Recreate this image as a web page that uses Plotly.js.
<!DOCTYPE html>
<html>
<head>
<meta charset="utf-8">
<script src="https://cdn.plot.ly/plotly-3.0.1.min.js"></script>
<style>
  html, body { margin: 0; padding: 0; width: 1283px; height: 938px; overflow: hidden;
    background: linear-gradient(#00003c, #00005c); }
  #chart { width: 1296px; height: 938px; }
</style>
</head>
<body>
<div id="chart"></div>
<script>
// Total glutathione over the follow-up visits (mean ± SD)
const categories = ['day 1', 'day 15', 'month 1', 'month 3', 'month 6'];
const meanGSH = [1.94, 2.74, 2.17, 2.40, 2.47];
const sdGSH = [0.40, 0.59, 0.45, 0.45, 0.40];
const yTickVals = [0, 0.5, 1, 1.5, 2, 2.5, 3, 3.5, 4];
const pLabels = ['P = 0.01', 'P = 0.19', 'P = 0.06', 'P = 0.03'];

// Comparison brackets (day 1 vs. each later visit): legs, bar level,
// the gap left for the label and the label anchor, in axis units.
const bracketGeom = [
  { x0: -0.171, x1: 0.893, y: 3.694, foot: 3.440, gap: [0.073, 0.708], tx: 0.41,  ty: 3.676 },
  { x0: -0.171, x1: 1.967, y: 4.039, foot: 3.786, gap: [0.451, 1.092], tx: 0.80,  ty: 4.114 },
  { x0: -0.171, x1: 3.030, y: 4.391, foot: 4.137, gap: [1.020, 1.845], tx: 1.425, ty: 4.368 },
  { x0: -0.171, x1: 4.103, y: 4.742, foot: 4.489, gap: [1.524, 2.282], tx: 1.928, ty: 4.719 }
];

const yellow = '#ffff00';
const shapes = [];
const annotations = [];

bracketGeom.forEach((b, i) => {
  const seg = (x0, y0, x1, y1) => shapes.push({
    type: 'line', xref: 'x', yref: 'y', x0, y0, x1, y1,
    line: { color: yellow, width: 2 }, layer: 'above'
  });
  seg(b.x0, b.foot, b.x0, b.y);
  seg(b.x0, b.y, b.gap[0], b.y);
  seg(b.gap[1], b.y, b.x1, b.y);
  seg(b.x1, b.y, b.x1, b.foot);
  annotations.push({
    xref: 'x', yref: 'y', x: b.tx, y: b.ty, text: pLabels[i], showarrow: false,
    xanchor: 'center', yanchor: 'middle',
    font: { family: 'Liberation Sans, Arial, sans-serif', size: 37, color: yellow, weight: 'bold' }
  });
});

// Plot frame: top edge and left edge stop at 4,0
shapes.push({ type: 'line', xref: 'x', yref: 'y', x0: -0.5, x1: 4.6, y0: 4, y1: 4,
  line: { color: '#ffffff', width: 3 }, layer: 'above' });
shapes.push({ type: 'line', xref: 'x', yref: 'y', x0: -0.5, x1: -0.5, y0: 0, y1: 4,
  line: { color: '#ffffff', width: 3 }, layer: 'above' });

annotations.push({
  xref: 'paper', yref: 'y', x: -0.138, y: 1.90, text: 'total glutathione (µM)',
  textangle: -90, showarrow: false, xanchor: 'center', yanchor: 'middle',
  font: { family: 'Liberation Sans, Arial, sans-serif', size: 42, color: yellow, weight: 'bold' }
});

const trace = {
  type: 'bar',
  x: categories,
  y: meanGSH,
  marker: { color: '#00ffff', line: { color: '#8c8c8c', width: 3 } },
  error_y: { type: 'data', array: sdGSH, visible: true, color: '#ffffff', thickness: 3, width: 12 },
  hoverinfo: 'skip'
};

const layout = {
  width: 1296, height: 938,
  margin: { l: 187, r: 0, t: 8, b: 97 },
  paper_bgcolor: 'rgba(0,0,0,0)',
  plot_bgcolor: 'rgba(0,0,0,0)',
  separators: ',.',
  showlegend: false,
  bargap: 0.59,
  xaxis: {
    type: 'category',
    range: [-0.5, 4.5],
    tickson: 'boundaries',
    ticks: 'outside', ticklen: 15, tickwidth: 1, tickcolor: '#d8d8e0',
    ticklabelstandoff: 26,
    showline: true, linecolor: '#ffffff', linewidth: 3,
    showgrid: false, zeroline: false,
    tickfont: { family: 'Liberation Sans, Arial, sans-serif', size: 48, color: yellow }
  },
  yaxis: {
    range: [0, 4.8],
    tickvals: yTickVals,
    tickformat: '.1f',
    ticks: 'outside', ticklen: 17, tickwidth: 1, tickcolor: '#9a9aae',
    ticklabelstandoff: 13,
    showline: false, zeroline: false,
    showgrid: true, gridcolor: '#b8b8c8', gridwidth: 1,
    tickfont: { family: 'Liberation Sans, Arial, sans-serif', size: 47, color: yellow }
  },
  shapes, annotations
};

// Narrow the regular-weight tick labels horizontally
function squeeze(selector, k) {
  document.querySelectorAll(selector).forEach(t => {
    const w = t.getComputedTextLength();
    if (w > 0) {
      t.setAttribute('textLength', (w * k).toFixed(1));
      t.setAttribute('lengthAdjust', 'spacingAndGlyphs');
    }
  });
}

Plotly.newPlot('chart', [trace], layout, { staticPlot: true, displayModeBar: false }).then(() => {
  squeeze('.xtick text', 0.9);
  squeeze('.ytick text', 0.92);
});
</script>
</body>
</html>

* * *

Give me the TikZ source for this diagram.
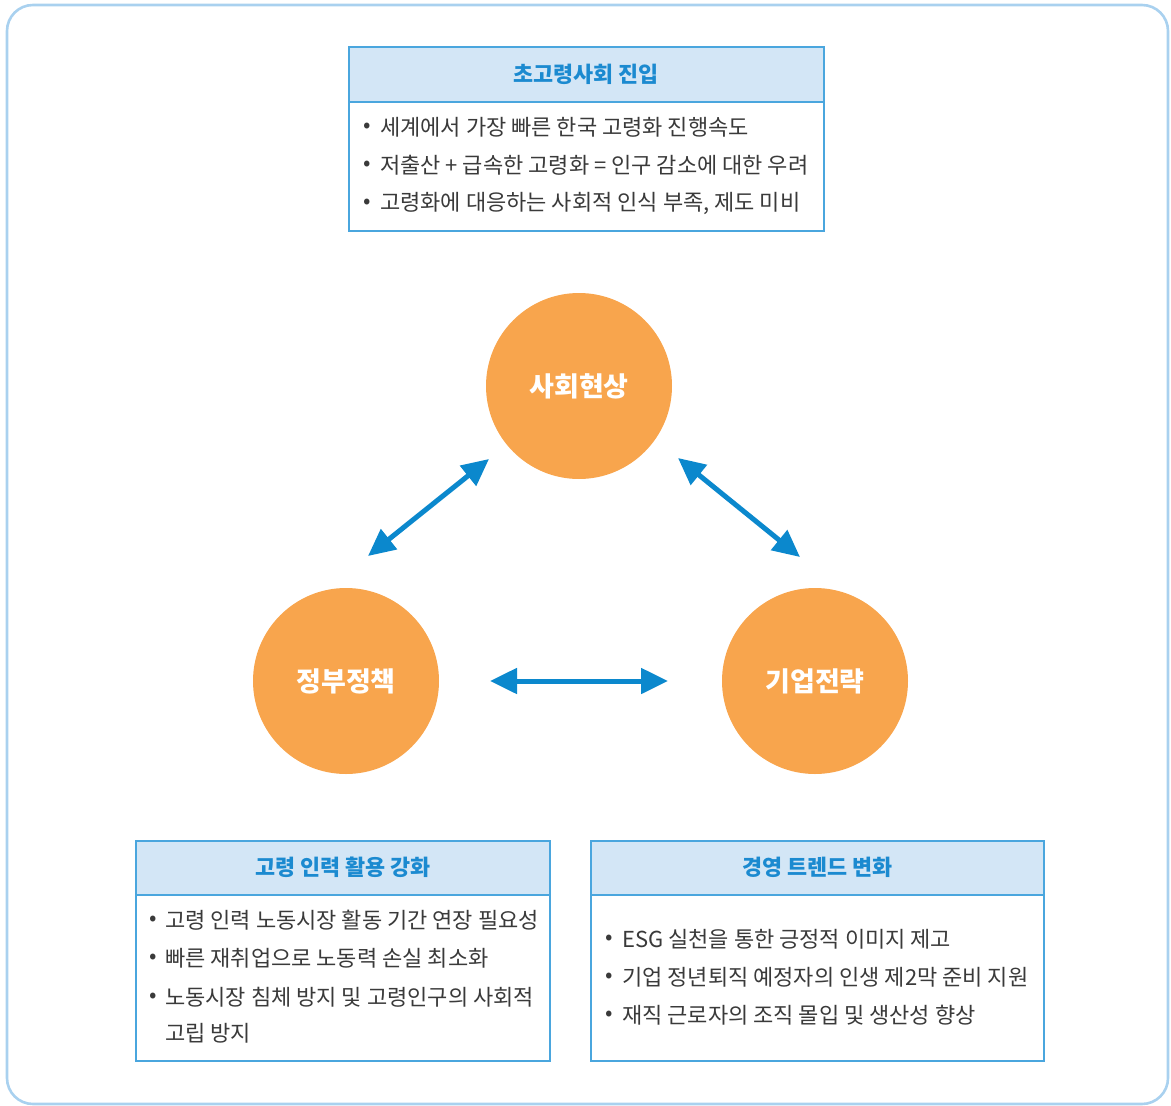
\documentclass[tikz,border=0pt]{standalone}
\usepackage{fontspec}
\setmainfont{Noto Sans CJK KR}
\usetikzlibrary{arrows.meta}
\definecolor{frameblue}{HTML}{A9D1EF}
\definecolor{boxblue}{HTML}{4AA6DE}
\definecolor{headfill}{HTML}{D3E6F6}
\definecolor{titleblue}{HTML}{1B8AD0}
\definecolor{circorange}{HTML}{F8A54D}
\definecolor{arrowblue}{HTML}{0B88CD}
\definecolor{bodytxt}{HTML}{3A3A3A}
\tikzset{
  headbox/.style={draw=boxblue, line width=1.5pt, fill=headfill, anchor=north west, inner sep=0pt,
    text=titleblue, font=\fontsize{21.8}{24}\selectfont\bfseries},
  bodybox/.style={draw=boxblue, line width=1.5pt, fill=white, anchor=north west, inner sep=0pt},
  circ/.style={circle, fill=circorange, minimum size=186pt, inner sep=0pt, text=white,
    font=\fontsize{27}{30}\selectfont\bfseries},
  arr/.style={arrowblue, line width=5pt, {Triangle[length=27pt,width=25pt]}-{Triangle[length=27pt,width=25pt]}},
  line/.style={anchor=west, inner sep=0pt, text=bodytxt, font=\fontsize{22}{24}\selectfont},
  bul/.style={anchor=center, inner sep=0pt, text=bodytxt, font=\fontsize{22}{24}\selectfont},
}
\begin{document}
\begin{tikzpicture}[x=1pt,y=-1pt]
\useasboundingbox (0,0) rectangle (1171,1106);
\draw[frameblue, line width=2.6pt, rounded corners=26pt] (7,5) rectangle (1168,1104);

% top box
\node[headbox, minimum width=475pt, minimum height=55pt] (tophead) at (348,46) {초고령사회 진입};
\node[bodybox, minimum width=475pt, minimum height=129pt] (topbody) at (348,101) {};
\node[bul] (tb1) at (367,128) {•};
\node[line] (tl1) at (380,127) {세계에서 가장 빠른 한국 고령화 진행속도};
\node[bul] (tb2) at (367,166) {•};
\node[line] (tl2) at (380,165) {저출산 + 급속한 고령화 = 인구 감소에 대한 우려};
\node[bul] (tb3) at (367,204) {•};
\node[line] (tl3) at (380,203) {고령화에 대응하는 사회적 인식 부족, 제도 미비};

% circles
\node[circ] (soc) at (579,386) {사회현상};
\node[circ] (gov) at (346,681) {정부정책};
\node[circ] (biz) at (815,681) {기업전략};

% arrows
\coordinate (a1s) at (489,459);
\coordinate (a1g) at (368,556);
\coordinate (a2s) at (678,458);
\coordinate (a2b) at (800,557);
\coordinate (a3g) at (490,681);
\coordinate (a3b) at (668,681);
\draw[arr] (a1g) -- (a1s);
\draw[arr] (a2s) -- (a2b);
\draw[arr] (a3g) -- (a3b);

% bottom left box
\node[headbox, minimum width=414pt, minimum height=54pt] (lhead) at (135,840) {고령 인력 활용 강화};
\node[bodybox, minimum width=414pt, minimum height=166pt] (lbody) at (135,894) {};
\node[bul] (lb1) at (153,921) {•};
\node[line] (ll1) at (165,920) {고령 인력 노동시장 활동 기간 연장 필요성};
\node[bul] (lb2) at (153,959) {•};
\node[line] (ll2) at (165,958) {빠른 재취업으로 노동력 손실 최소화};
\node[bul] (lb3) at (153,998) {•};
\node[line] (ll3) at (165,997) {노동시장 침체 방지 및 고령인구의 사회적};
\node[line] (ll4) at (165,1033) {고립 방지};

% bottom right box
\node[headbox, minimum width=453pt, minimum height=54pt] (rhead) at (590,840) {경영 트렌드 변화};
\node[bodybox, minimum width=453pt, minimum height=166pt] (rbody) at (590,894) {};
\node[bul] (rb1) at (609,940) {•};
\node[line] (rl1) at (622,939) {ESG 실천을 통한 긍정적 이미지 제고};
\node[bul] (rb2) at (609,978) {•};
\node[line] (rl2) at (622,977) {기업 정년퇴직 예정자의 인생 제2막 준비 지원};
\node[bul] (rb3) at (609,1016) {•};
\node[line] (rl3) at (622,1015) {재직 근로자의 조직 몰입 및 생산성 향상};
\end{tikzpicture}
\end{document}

Exercise task: Reproduce the lines exactly, taking as the first line the one with "Recreate this image" and as the last line the one with "const annotations = [];", and include nothing else.

Answer to this problem:
Recreate this image as a web page that uses Plotly.js.
<!DOCTYPE html>
<html>
<head>
<meta charset="utf-8">
<script src="https://cdn.plot.ly/plotly-3.0.1.min.js"></script>
<style>
  html, body { margin: 0; padding: 0; width: 1283px; height: 938px; overflow: hidden;
    background: linear-gradient(#00003c, #00005c); }
  #chart { width: 1296px; height: 938px; }
</style>
</head>
<body>
<div id="chart"></div>
<script>
// Total glutathione over the follow-up visits (mean ± SD)
const categories = ['day 1', 'day 15', 'month 1', 'month 3', 'month 6'];
const meanGSH = [1.94, 2.74, 2.17, 2.40, 2.47];
const sdGSH = [0.40, 0.59, 0.45, 0.45, 0.40];
const yTickVals = [0, 0.5, 1, 1.5, 2, 2.5, 3, 3.5, 4];
const pLabels = ['P = 0.01', 'P = 0.19', 'P = 0.06', 'P = 0.03'];

// Comparison brackets (day 1 vs. each later visit): legs, bar level,
// the gap left for the label and the label anchor, in axis units.
const bracketGeom = [
  { x0: -0.171, x1: 0.893, y: 3.694, foot: 3.440, gap: [0.073, 0.708], tx: 0.41,  ty: 3.676 },
  { x0: -0.171, x1: 1.967, y: 4.039, foot: 3.786, gap: [0.451, 1.092], tx: 0.80,  ty: 4.114 },
  { x0: -0.171, x1: 3.030, y: 4.391, foot: 4.137, gap: [1.020, 1.845], tx: 1.425, ty: 4.368 },
  { x0: -0.171, x1: 4.103, y: 4.742, foot: 4.489, gap: [1.524, 2.282], tx: 1.928, ty: 4.719 }
];

const yellow = '#ffff00';
const shapes = [];
const annotations = [];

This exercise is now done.